Dans le spiritualisme de Lavelle, Dieu est le Dieu des âmes[2] : l’homme créé libre est capable d’avoir une âme, autrement dit d’exprimer sa spiritualité, non d’une manière substantielle, mais à la façon d’un projet libre. Le Dieu des âmes est le Dieu-Esprit qui fonde le lien social et intersubjectif. Si l’âme est l’unité spirituelle de la personnalité singulière, l’être-ensemble ne peut se fonder que sur Dieu participé par chacun. Le recueil posthume d’articles de Lavelle intitulé De l’intimité spirituelle associe, très justement, liberté et participation, car il n’y a pas de participation à la liberté divine hors de la liberté humaine des êtres singuliers, en tant qu’ils sont doués d’âme. La liberté implique le problème du temps, sur lequel Lavelle est particulièrement original et perspicace. Il faut renverser l’ordre ordinaire du temps pour le comprendre. « Car si l’on ne considère pas l’avenir comme réalisé, c’est-à-dire comme déjà passé, si on le considère en tant qu’avenir, c’est-à-dire en tant que possible, il est évident qu’il est antérieur au passé, car c’est toujours le futur qui devient du passé[3] ». L’ordre linéaire passé-présent-avenir, critiqué dès 1927 par Heidegger dans Sein und Zeit, est, selon Lavelle, « l’ordre des réalisations accomplies et non pas des réalisations qui s’accomplissent, l’ordre selon lequel les choses sont faites et non pas l’ordre selon lequel elles se font. Il est rétrospectif et non pas prospectif[4] ». Bergson avait montré, dès 1889 et l’Essai sur les données immédiates de la conscience, que le déterminisme rend impossible la compréhension de l’acte libre, car il nie l’imprévisibilité de l’événement.
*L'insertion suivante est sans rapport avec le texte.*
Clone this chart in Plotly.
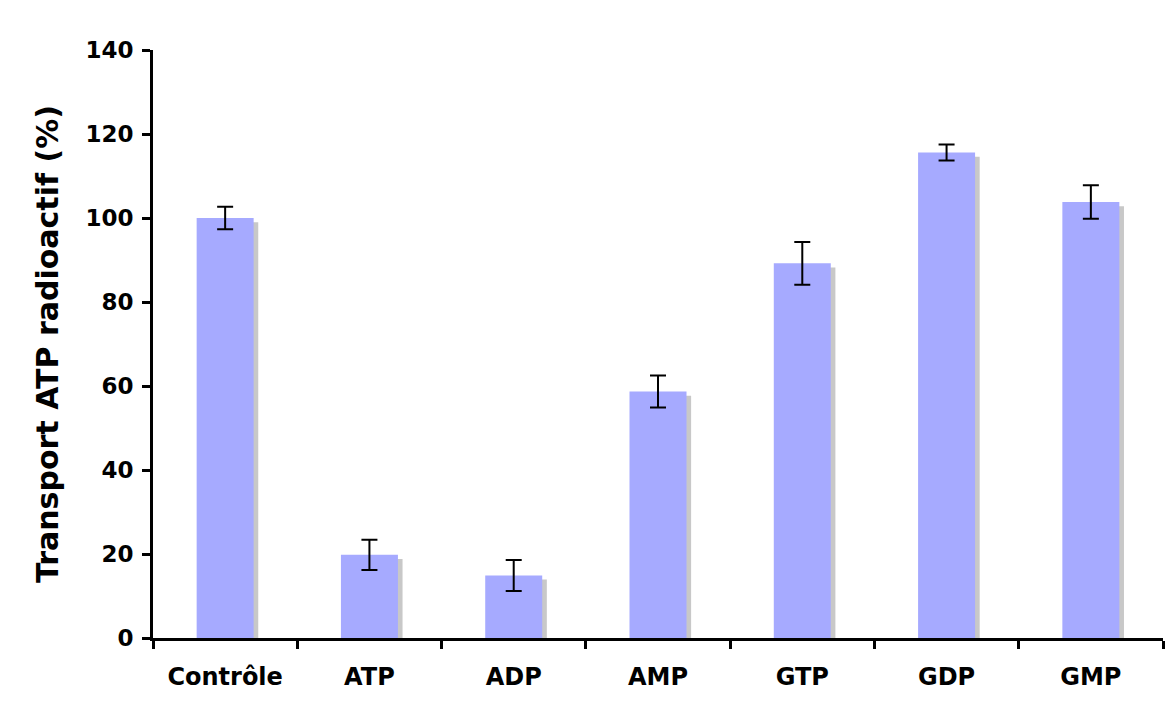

La liberté ne peut être comprise rétrospectivement. On ne peut pas prévoir l’acte de Pierre si l’on n’est pas Pierre. Lavelle va plus loin en disant que la liberté qui se réalise, la liberté en train de se faire, ne cesse d’opérer la conversion de l’avenir en passé, qui est la genèse du temps. Mais le spiritualisme nous fait comprendre qu’à cette première conversion fait suite une seconde, à savoir la conversion du passé en avenir spirituel ; toutes nos idées sont des souvenirs dédatés, et le passé peut alors être défini comme présent spirituel. Le souvenir pur « se change en une opération de notre âme par laquelle elle ne cesse de se faire[5] ».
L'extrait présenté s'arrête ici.